From Patterns to Engineering Thinking

Mastering algorithm patterns is a stepping stone to broader engineering competency.

  • Problem Solving → Patterns provide a vocabulary to decompose any computational challenge.
  • System Design → The same patterns govern caching strategies, index design, and data partitioning.
  • Performance Engineering → Pattern analysis naturally extends to latency budgets, throughput estimation, and resource planning.
  • Architecture Decision Making → Recognising algorithmic trade‑offs (consistency vs. latency, compute vs. storage) becomes second nature.

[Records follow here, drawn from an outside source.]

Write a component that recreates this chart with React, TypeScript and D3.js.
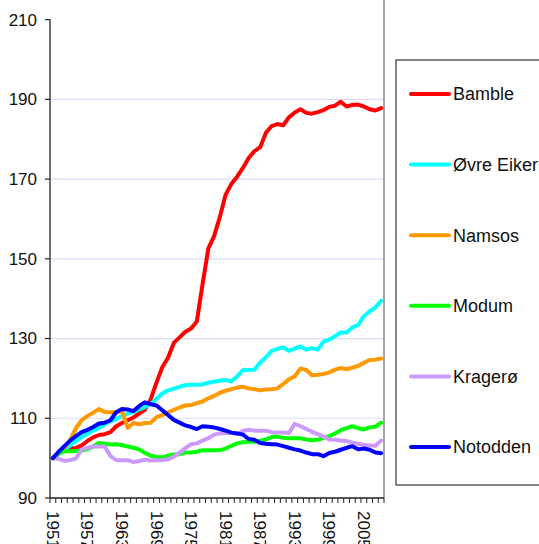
import React from "react";
import * as d3 from "d3";

const years: number[] = d3.range(1951, 2009);

const bamble = [100,101.2,102.3,102.5,102.5,103.2,104.3,105.2,105.8,106,106.5,108,108.8,109.5,110.2,111.2,112.2,114.8,119,122.8,125.2,128.9,130.3,131.7,132.5,134.3,143.7,152.6,155.7,160.5,166.1,168.8,170.6,172.8,175.3,177,178,181.6,183.3,183.8,183.5,185.5,186.7,187.5,186.6,186.4,186.8,187.3,188.1,188.4,189.4,188.2,188.6,188.7,188.2,187.5,187.2,187.8];
const ovreEiker = [100,101,102,103.2,104.3,105.3,106.1,106.9,107.6,108.5,109.2,109.8,110.6,111.2,111.6,112.2,112.8,113.6,114.9,116.2,117,117.4,117.9,118.3,118.4,118.4,118.5,118.9,119.2,119.4,119.6,119.3,120.5,122.1,122.1,122.2,124,125.3,126.9,127.4,127.8,126.9,127.5,128,127.2,127.6,127.2,129.2,129.7,130.6,131.5,131.5,132.8,133.4,135.6,136.8,137.8,139.5];
const namsos = [100,101.2,102.6,104.5,107.5,109.5,110.6,111.4,112.3,111.6,111.5,111.5,111.8,107.6,108.8,108.5,108.8,108.9,110.3,110.8,111.5,112.1,112.7,113.2,113.3,113.8,114.2,115,115.6,116.4,116.9,117.3,117.7,117.9,117.5,117.3,117,117.2,117.3,117.5,118.6,119.8,120.5,122.5,122.1,120.8,120.9,121.1,121.5,122.2,122.6,122.3,122.7,123.1,123.9,124.6,124.7,125];
const modum = [100,101.2,101.7,101.7,101.8,101.9,102.3,102.9,103.8,103.6,103.4,103.5,103.3,102.9,102.6,102.2,101.3,100.6,100.3,100.2,100.6,100.9,101,101.4,101.4,101.6,102,102,102,102,102.4,103.1,103.7,104,104.1,104.1,104.4,104.7,105.3,105.4,105.1,105,105,105,104.7,104.5,104.6,105.1,105.5,106.2,107,107.5,108,107.5,107.2,107.7,107.9,108.9];
const kragero = [100,99.8,99.3,99.5,99.9,102.2,102.6,102.9,102.9,102.9,100.5,99.5,99.5,99.5,99,99.3,99.6,99.4,99.5,99.5,99.7,100.4,101.4,102.5,103.5,103.7,104.4,105,105.9,106.2,106.3,106.3,106.1,106.8,107.1,106.9,106.9,106.9,106.5,106.4,106.4,106.3,108.6,108,107.3,106.6,106,105.4,104.7,104.6,104.4,104.3,103.9,103.6,103.3,103.2,103.1,104.4];
const notodden = [100,101.6,103,104.4,105.5,106.5,107.1,107.8,108.7,108.9,109.5,111.5,112.3,112.2,111.8,113.1,114,113.5,113.2,112,110.8,109.6,108.9,108.2,107.8,107.3,108,107.9,107.7,107.3,106.9,106.4,106.2,105.9,104.8,104.6,103.8,103.6,103.5,103.4,103,102.6,102.2,101.9,101.4,101,101,100.5,101.3,101.6,102.1,102.6,103,102.2,102.4,102.1,101.4,101.2];

const seriesNames = ["Bamble", "Øvre Eiker", "Namsos", "Modum", "Kragerø", "Notodden"];
const seriesValues = [bamble, ovreEiker, namsos, modum, kragero, notodden];
const seriesColors = ["#ff0000", "#00ffff", "#ff9900", "#00ff00", "#cc99ff", "#0000ff"];
const yTicks = [90, 110, 130, 150, 170, 190, 210];
const gridTicks = [110, 130, 150, 170, 190];
const labelYears = [1951, 1957, 1963, 1969, 1975, 1981, 1987, 1993, 1999, 2005];

const FONT = "'Liberation Sans', Arial, sans-serif";

export default function App() {
  const left = 50, right = 384, top = 19.6, bottom = 498;
  const x = d3.scaleBand<number>().domain(years).range([left, right]).padding(0);
  const xc = (yr: number) => (x(yr) as number) + x.bandwidth() / 2;
  const y = d3.scaleLinear().domain([90, 210]).range([bottom, top]);
  const line = d3.line<number>().x((_, i) => xc(years[i])).y((v) => y(v));
  const tickXs = years.map((yr) => x(yr) as number).concat([right]);

  const legX = 396, legY = 60, legH = 425, legW = 150;
  const legStep = 70.6;
  const legFirst = 94;

  return (
    <svg width={539} height={544} style={{ position: "absolute", left: 0, top: 0, background: "#fff" }}>
      {gridTicks.map((t) => (
        <line key={t} x1={left} x2={right} y1={y(t)} y2={y(t)} stroke="#dcdcf8" strokeWidth={1.2} />
      ))}
      <line x1={right} x2={right} y1={0} y2={bottom} stroke="#888" strokeWidth={1.5} />
      {seriesValues.map((vals, i) => (
        <path key={seriesNames[i]} d={line(vals) || ""} fill="none" stroke={seriesColors[i]} strokeWidth={4} strokeLinejoin="round" strokeLinecap="round" />
      ))}
      <line x1={left} x2={left} y1={top} y2={bottom} stroke="#222" strokeWidth={1.3} />
      <line x1={left} x2={right} y1={bottom} y2={bottom} stroke="#222" strokeWidth={1.3} />
      {yTicks.map((t) => (
        <g key={t}>
          <line x1={left - 5} x2={left} y1={y(t)} y2={y(t)} stroke="#222" strokeWidth={1.2} />
          <text x={37} y={y(t)} dy="0.35em" textAnchor="end" fontFamily={FONT} fontSize={17} fill="#111">{t}</text>
        </g>
      ))}
      {tickXs.map((tx, i) => (
        <line key={i} x1={tx} x2={tx} y1={bottom} y2={bottom + 5} stroke="#222" strokeWidth={1} />
      ))}
      {labelYears.map((yr) => (
        <text key={yr} transform={`translate(${xc(yr)},${511}) rotate(90)`} dy="0.35em" textAnchor="start" fontFamily={FONT} fontSize={17} fill="#111">{yr}</text>
      ))}
      <rect x={legX} y={legY} width={legW} height={legH} fill="#fff" stroke="#333" strokeWidth={1.2} />
      {seriesNames.map((n, i) => (
        <g key={n}>
          <line x1={411} x2={449} y1={legFirst + i * legStep} y2={legFirst + i * legStep} stroke={seriesColors[i]} strokeWidth={4} strokeLinecap="round" />
          <text x={453} y={legFirst + i * legStep} dy="0.35em" fontFamily={FONT} fontSize={18} fill="#111">{n}</text>
        </g>
      ))}
    </svg>
  );
}
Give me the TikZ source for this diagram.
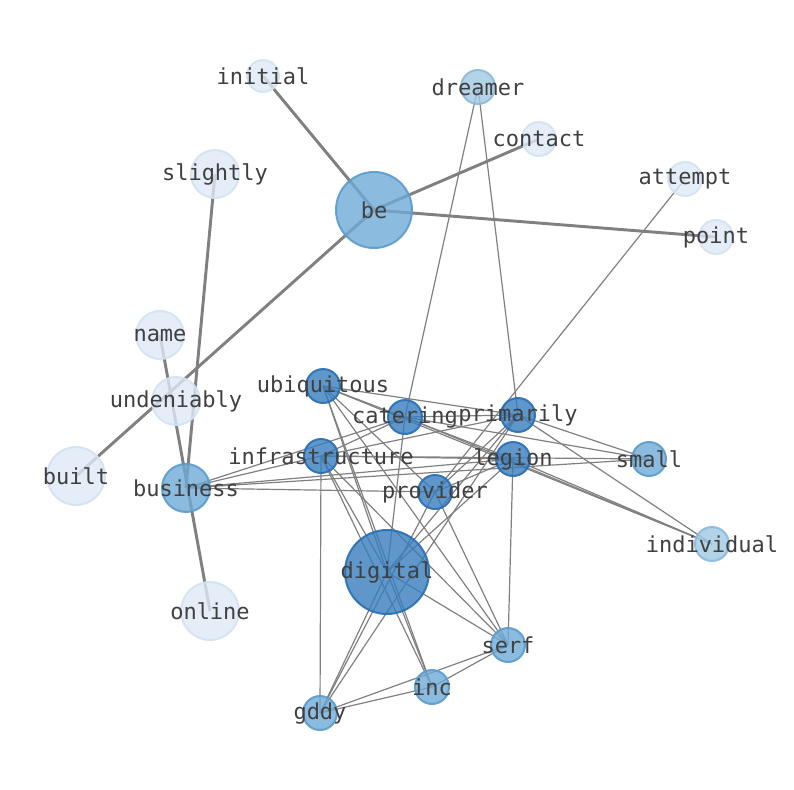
\documentclass[tikz,border=0pt]{standalone}
\usepackage{fontspec}
\setmonofont{DejaVu Sans Mono}
\begin{document}
\begin{tikzpicture}[x=0.75pt,y=-0.75pt,
  lbl/.style={font=\ttfamily\fontsize{16.5}{17}\selectfont,text=black!75},
  nd/.style={circle,inner sep=0pt,minimum size=#1*0.75pt,draw opacity=0.9,fill opacity=0.8,line width=1.5pt},
  c2/.style={fill={rgb,255:red,110;green,170;blue,214},draw={rgb,255:red,90;green,155;blue,205}},
  c3/.style={fill={rgb,255:red,55;green,125;blue,190},draw={rgb,255:red,40;green,110;blue,180}},
  c4/.style={fill={rgb,255:red,160;green,200;blue,228},draw={rgb,255:red,140;green,185;blue,220}},
  c5/.style={fill={rgb,255:red,222;green,233;blue,246},draw={rgb,255:red,212;green,226;blue,242}},
  thk/.style={draw=black!50,line width=2.2pt},
  thn/.style={draw=black!50,line width=0.9pt}]
\useasboundingbox (0,0) rectangle (794,790);
% coordinates
\coordinate (be) at (374,210);
\coordinate (initial) at (263,76);
\coordinate (dreamer) at (478,87);
\coordinate (contact) at (539,139);
\coordinate (attempt) at (685,179);
\coordinate (point) at (716,237);
\coordinate (slightly) at (215,174);
\coordinate (name) at (160,335);
\coordinate (undeniably) at (176,401);
\coordinate (built) at (76,476);
\coordinate (business) at (186,488);
\coordinate (online) at (210,611);
\coordinate (ubiquitous) at (323,386);
\coordinate (catering) at (405,417);
\coordinate (primarily) at (518,415);
\coordinate (infrastructure) at (321,456);
\coordinate (legion) at (513,459);
\coordinate (small) at (649,459);
\coordinate (provider) at (435,492);
\coordinate (individual) at (712,544);
\coordinate (digital) at (387,572);
\coordinate (serf) at (508,645);
\coordinate (inc) at (432,687);
\coordinate (gddy) at (320,713);
% thick edges
\foreach \a/\b in {be/initial,be/contact,be/point,be/built,slightly/business,name/online}
  \draw[thk] (\a)--(\b);
% thin edges
\foreach \a/\b in {dreamer/primarily,dreamer/catering,attempt/provider,
 ubiquitous/primarily,ubiquitous/provider,ubiquitous/serf,ubiquitous/inc,ubiquitous/digital,ubiquitous/individual,ubiquitous/legion,
 catering/infrastructure,catering/business,catering/digital,catering/small,catering/individual,catering/primarily,
 primarily/infrastructure,primarily/provider,primarily/digital,primarily/small,primarily/individual,primarily/gddy,
 infrastructure/legion,infrastructure/small,infrastructure/business,infrastructure/digital,infrastructure/inc,infrastructure/serf,infrastructure/gddy,
 legion/provider,legion/digital,legion/serf,legion/individual,legion/business,
 business/provider,business/small,provider/serf,provider/gddy,
 digital/serf,digital/gddy,digital/inc,serf/inc,serf/gddy,inc/gddy}
  \draw[thn] (\a)--(\b);
% nodes
\foreach \n/\s/\c in {initial/32/c5,dreamer/34/c4,contact/34/c5,attempt/34/c5,point/34/c5,slightly/48/c5,name/48/c5,undeniably/48/c5,built/58/c5,online/58/c5,business/48/c2,be/76/c2,
 ubiquitous/34/c3,catering/34/c3,primarily/34/c3,infrastructure/34/c3,legion/34/c3,small/34/c2,provider/34/c3,individual/34/c4,digital/84/c3,serf/34/c2,inc/34/c2,gddy/34/c2}
  \node[nd=\s,\c] (\n) at (\n) {};
\foreach \n in {initial,dreamer,contact,attempt,point,slightly,name,undeniably,built,online,business,be,ubiquitous,catering,primarily,infrastructure,legion,small,provider,individual,digital,serf,inc,gddy}
  \node[lbl] (\n-l) at (\n) {\n};
\end{tikzpicture}
\end{document}
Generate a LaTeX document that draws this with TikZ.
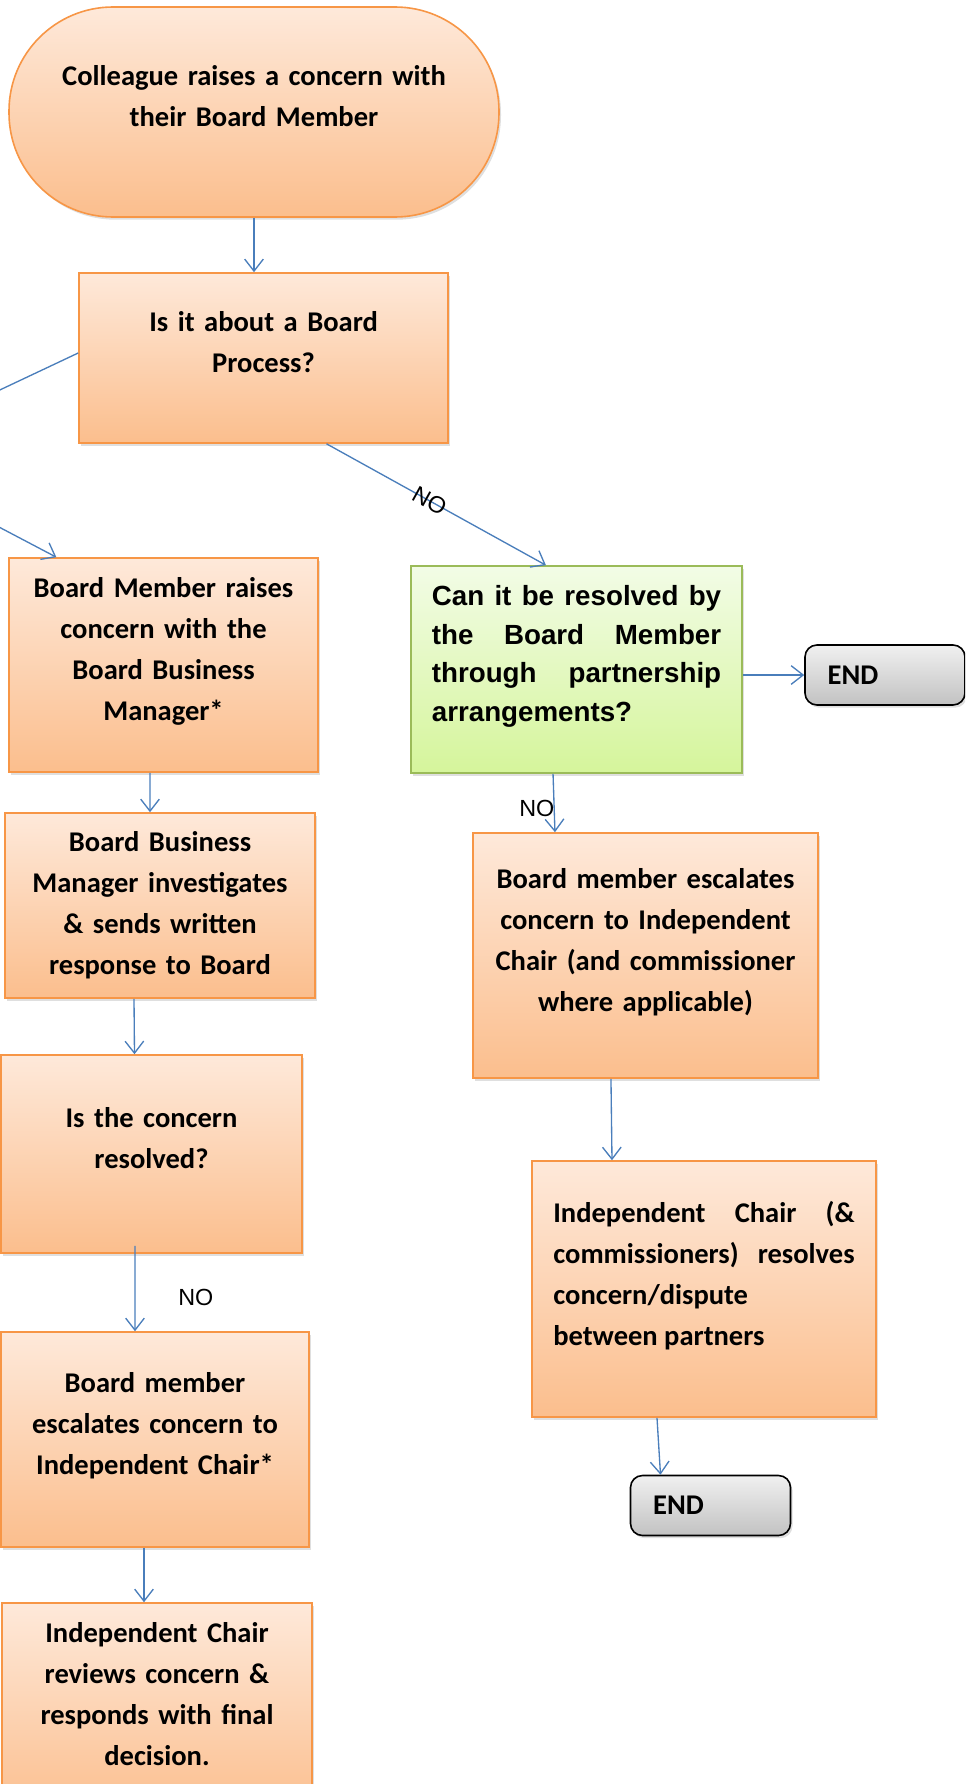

Pattern recognition is not just an interview skill — it is the foundation of systematic engineering thinking that separates senior engineers from the rest.

What Comes Next

After internalising algorithm patterns, continue your learning with these deeper topics:

  1. Dynamic Programming — Refine your ability to define state and transition, and tackle optimisation problems that resist greedy approaches.
  2. Graph Algorithms — Extend pattern thinking to connectivity, paths, and flows in complex networks.
  3. System Thinking — Apply pattern intuition to real‑world constraints: caches, disks, network, and concurrency.
  4. Distributed Algorithms — Scale patterns across multiple machines, studying consensus, replication, and partitioning.
  5. AI System Algorithms — Explore how patterns power vector search, retrieval pipelines, and agent architectures.

Key Principle

Algorithms are not collections of solutions.
They are collections of patterns.

The engineer who masters patterns can solve problems they have never seen before — in interviews, in production, and in the systems they design.